On Thu, Apr 11, 2024, Kai Huang wrote:
> On 11/04/2024 3:29 am, Sean Christopherson wrote:
> > On Wed, Apr 10, 2024, Kai Huang wrote:
> > > > > What happens if any CPU goes online *BETWEEN* tdx_hardware_setup() and
> > > > > kvm_init()?
> > > > >
> > > > > Looks we have two options:
> > > > >
> > > > > 1) move registering CPU hotplug callback before tdx_hardware_setup(), or
> > > > > 2) we need to disable CPU hotplug until callbacks have been registered.
> >
> > This is all so dumb (not TDX, the current state of KVM). All of the hardware
> > enabling crud is pointless complex inherited from misguided, decade old paranoia
> > that led to the decision to enable VMX if and only if VMs are running. Enabling
> > VMX doesn't make the system less secure, and the insane dances we are doing to
> > do VMXON on-demand makes everything *more* fragile.
> >
> > And all of this complexity really was driven by VMX, enabling virtualization for
> > every other vendor, including AMD/SVM, is completely uninteresting. Forcing other
> > architectures/vendors to take on yet more complexity doesn't make any sense.
>
> Ah, I actually preferred this solution, but I was trying to follow your
> suggestion here:
>
> https://lore.kernel.org/lkml/ZW6FRBnOwYV-UCkY@xxxxxxxxxx/
>
> form which I interpreted you didn't like always having VMX enabled when KVM
> is present. :-)

I had a feeling I said something along those lines in the past.

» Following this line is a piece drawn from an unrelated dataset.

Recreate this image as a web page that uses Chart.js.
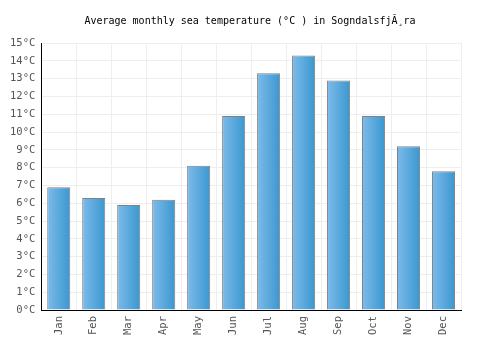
<!DOCTYPE html>
<html>
<head>
<meta charset="utf-8">
<script src="https://cdn.jsdelivr.net/npm/chart.js@4.4.0/dist/chart.umd.min.js"></script>
<style>
  html, body { margin: 0; padding: 0; background: #fff; }
  #wrap { width: 500px; height: 350px; }
</style>
</head>
<body>
<div id="wrap"><canvas id="seaChart" width="500" height="350"></canvas></div>
<script>
const months = ['Jan', 'Feb', 'Mar', 'Apr', 'May', 'Jun', 'Jul', 'Aug', 'Sep', 'Oct', 'Nov', 'Dec'];
const seaTemp = [6.9, 6.3, 5.9, 6.2, 8.1, 10.9, 13.3, 14.3, 12.9, 10.9, 9.2, 7.8];
const yMin = 0;
const yMax = 15;
const barShare = 0.66;

function barFill(context) {
    const chart = context.chart;
    const xs = chart.scales.x;
    if (!chart.chartArea || !xs) return '#5aa8e0';
    const cx = xs.getPixelForValue(context.dataIndex);
    const half = (xs.width / months.length) * barShare / 2;
    const g = chart.ctx.createLinearGradient(cx - half, 0, cx + half, 0);
    g.addColorStop(0, '#7dbbea');
    g.addColorStop(1, '#3a97d0');
    return g;
}

const mono = 'DejaVu Sans Mono';
new Chart(document.getElementById('seaChart').getContext('2d'), {
    type: 'bar',
    data: {
        labels: months,
        datasets: [{
            label: 'Sea temperature',
            data: seaTemp,
            backgroundColor: barFill,
            borderColor: '#808080',
            borderWidth: 1,
            categoryPercentage: 1,
            barPercentage: barShare
        }]
    },
    options: {
        responsive: false,
        animation: false,
        layout: { padding: { left: 4, right: 4, top: 4, bottom: 9 } },
        plugins: {
            legend: { display: false },
            tooltip: { enabled: false },
            title: {
                display: true,
                text: 'Average monthly sea temperature (°C ) in SogndalsfjÃ¸ra',
                color: '#000',
                font: { family: mono, size: 10, weight: 'normal' },
                padding: { top: 11, bottom: 16 }
            }
        },
        scales: {
            x: {
                grid: { color: '#eeeeee', offset: true, drawTicks: false },
                border: { color: '#000', width: 1 },
                ticks: {
                    color: '#555',
                    font: { family: mono, size: 10.5 },
                    maxRotation: 90,
                    minRotation: 90,
                    padding: 6
                }
            },
            y: {
                min: yMin,
                max: yMax,
                grid: { color: '#eeeeee', drawTicks: false },
                border: { color: '#000', width: 1 },
                ticks: {
                    stepSize: 1,
                    color: '#555',
                    font: { family: mono, size: 10.5 },
                    padding: 6,
                    callback: v => v + '°C'
                }
            },
            // empty right-hand axis only to reserve the right margin
            spacer: {
                position: 'right',
                min: yMin,
                max: yMax,
                grid: { display: false, drawTicks: false },
                border: { display: false },
                ticks: { display: false },
                afterFit: s => { s.width = 35; }
            }
        }
    }
});
</script>
</body>
</html>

> > Barely tested, and other architectures would need to be converted, but I don't
> > see any obvious reasons why we can't simply enable virtualization when the module
> > is loaded.
> >
> > The diffstat pretty much says it all.
>
> Thanks a lot for the code!
>
> I can certainly follow up with this and generate a reviewable patchset if I
> can confirm with you that this is what you want?

Yes, I think it's the right direction. I still have minor concerns about VMX
being enabled while kvm.ko is loaded, which means that VMXON will _always_ be
enabled if KVM is built-in. But after seeing the complexity that is needed to
safely initialize TDX, and after seeing just how much complexity KVM already
has because it enables VMX on-demand (I hadn't actually tried removing that code
before), I think the cost of that complexity far outweighs the risk of "always"
being post-VMXON.

Within reason, I recommend getting feedback from others before you spend _too_
much time on this. It's entirely possible I'm missing/forgetting some other angle.